Objective:
Leave the pictures out and retype the lines from the beginning through the line with "0.379, 0.385, 0.38, 0.377]", both ends included.

Data segment:
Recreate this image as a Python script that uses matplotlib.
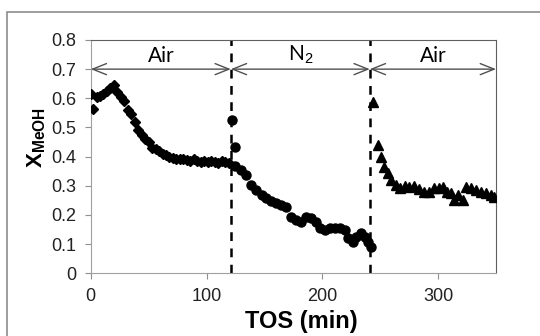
import matplotlib
matplotlib.use("Agg")
import matplotlib.pyplot as plt
from matplotlib.patches import Rectangle

plt.rcParams["font.family"] = ["Liberation Sans", "DejaVu Sans"]
plt.rcParams["mathtext.fontset"] = "custom"
plt.rcParams["mathtext.rm"] = "Liberation Sans"
plt.rcParams["mathtext.bf"] = "Liberation Sans:bold"

# phase 1: air (diamonds)
t_air1 = [0, 2, 5, 8, 11, 14, 17, 20, 23, 26, 29, 32, 35, 38, 41, 44, 47, 50, 53, 56,
          59, 62, 65, 68, 71, 74, 77, 80, 83, 86, 89, 92, 95, 98, 101, 104, 107, 110, 113, 116, 119]
x_air1 = [0.615, 0.562, 0.605, 0.608, 0.614, 0.625, 0.634, 0.645, 0.62, 0.605, 0.59, 0.56,
          0.545, 0.52, 0.49, 0.475, 0.462, 0.45, 0.43, 0.425, 0.418, 0.41, 0.405, 0.4, 0.395,
          0.393, 0.39, 0.392, 0.388, 0.385, 0.39, 0.385, 0.383, 0.386, 0.38, 0.384, 0.382,
          0.379, 0.385, 0.38, 0.377]

# phase 2: N2 (circles)
t_n2 = [122, 124.4, 125, 130, 134.5, 138.8, 143, 147.5, 151.7, 156, 160.3, 164.6, 169, 173,
        177.6, 181.9, 186, 190.5, 194.8, 197.7, 202, 206.3, 210.6, 215, 219.2, 222, 226.4,
        229.3, 233.6, 236.5, 239.4, 242.3]
x_n2 = [0.526, 0.432, 0.366, 0.354, 0.337, 0.303, 0.286, 0.268, 0.257, 0.246, 0.24, 0.234,
        0.228, 0.194, 0.183, 0.177, 0.194, 0.189, 0.177, 0.154, 0.148, 0.154, 0.154, 0.154,
        0.148, 0.12, 0.108, 0.125, 0.137, 0.125, 0.108, 0.091]

# phase 3: air again (triangles)
t_air2 = [244.2, 248, 250.9, 253.7, 256.6, 259.5, 263.8, 266.7, 271, 275.3, 279.6, 283.9,
          288.2, 292.5, 296.8, 301.1, 304, 307.5, 311.3, 313.5, 317, 321.2, 324.1, 328.4,
          332.8, 337, 341.4, 345.7, 348.5]
x_air2 = [0.588, 0.44, 0.4, 0.365, 0.343, 0.32, 0.303, 0.291, 0.3, 0.297, 0.3, 0.288, 0.28,
          0.28, 0.291, 0.291, 0.297, 0.28, 0.274, 0.251, 0.268, 0.251, 0.297, 0.291, 0.286,
          0.28, 0.274, 0.268, 0.26]

switch_times = [121, 241]
phases = [("Air", 0, 121), ("N$_2$", 121, 241), ("Air", 241, 350)]

fig = plt.figure(figsize=(5.4, 3.36), dpi=100)
fig.patches.append(Rectangle((7 / 540, -0.05), 2, 1 - 12 / 336 + 0.05, transform=fig.transFigure,
                             fill=False, edgecolor="#8c8c8c", linewidth=1.2))
ax = fig.add_axes([0.168, 0.187, 0.7505, 0.694])

ax.plot(t_air1, x_air1, "D", color="black", markersize=5.5, zorder=3)
ax.plot(t_n2, x_n2, "o", color="black", markersize=6.5, zorder=3)
ax.plot(t_air2, x_air2, "^", color="black", markersize=6.5, zorder=3)

for xs in switch_times:
    ax.axvline(xs, color="black", linewidth=1.8, linestyle=(0, (3.5, 3)), zorder=2)

for name, a, b in phases:
    ax.annotate("", xy=(a, 0.7), xytext=(b, 0.7),
                arrowprops=dict(arrowstyle="<->,head_length=1.0,head_width=0.4",
                                color="#505050", lw=1, shrinkA=0, shrinkB=0))
    ax.text((a + b) / 2, 0.712, name, ha="center", va="bottom", fontsize=15,
            family=["Lato", "DejaVu Sans"])

ax.set_xlim(0, 350)
ax.set_ylim(0, 0.8)
ax.set_xticks([0, 100, 200, 300])
ax.set_yticks([0, 0.1, 0.2, 0.3, 0.4, 0.5, 0.6, 0.7, 0.8])
ax.set_yticklabels(["0", "0.1", "0.2", "0.3", "0.4", "0.5", "0.6", "0.7", "0.8"])
ax.tick_params(axis="both", direction="out", length=4.5, pad=6, color="#909090",
               labelsize=13, labelcolor="#222222")

for side in ["left", "bottom"]:
    ax.spines[side].set_color("#a0a0a0")
for side in ["top", "right"]:
    ax.spines[side].set_color("#606060")

ax.set_xlabel("TOS (min)", fontsize=17, fontweight="bold")
ax.xaxis.set_label_coords(0.52, -0.16)
ax.set_ylabel(r"$\mathbf{X}_{\mathbf{MeOH}}$", fontsize=16)
ax.yaxis.set_label_coords(-0.105, 0.58)

fig.savefig("out.png", dpi=100)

The answer:
Recreate this image as a Python script that uses matplotlib.
import matplotlib
matplotlib.use("Agg")
import matplotlib.pyplot as plt
from matplotlib.patches import Rectangle

plt.rcParams["font.family"] = ["Liberation Sans", "DejaVu Sans"]
plt.rcParams["mathtext.fontset"] = "custom"
plt.rcParams["mathtext.rm"] = "Liberation Sans"
plt.rcParams["mathtext.bf"] = "Liberation Sans:bold"

# phase 1: air (diamonds)
t_air1 = [0, 2, 5, 8, 11, 14, 17, 20, 23, 26, 29, 32, 35, 38, 41, 44, 47, 50, 53, 56,
          59, 62, 65, 68, 71, 74, 77, 80, 83, 86, 89, 92, 95, 98, 101, 104, 107, 110, 113, 116, 119]
x_air1 = [0.615, 0.562, 0.605, 0.608, 0.614, 0.625, 0.634, 0.645, 0.62, 0.605, 0.59, 0.56,
          0.545, 0.52, 0.49, 0.475, 0.462, 0.45, 0.43, 0.425, 0.418, 0.41, 0.405, 0.4, 0.395,
          0.393, 0.39, 0.392, 0.388, 0.385, 0.39, 0.385, 0.383, 0.386, 0.38, 0.384, 0.382,
          0.379, 0.385, 0.38, 0.377]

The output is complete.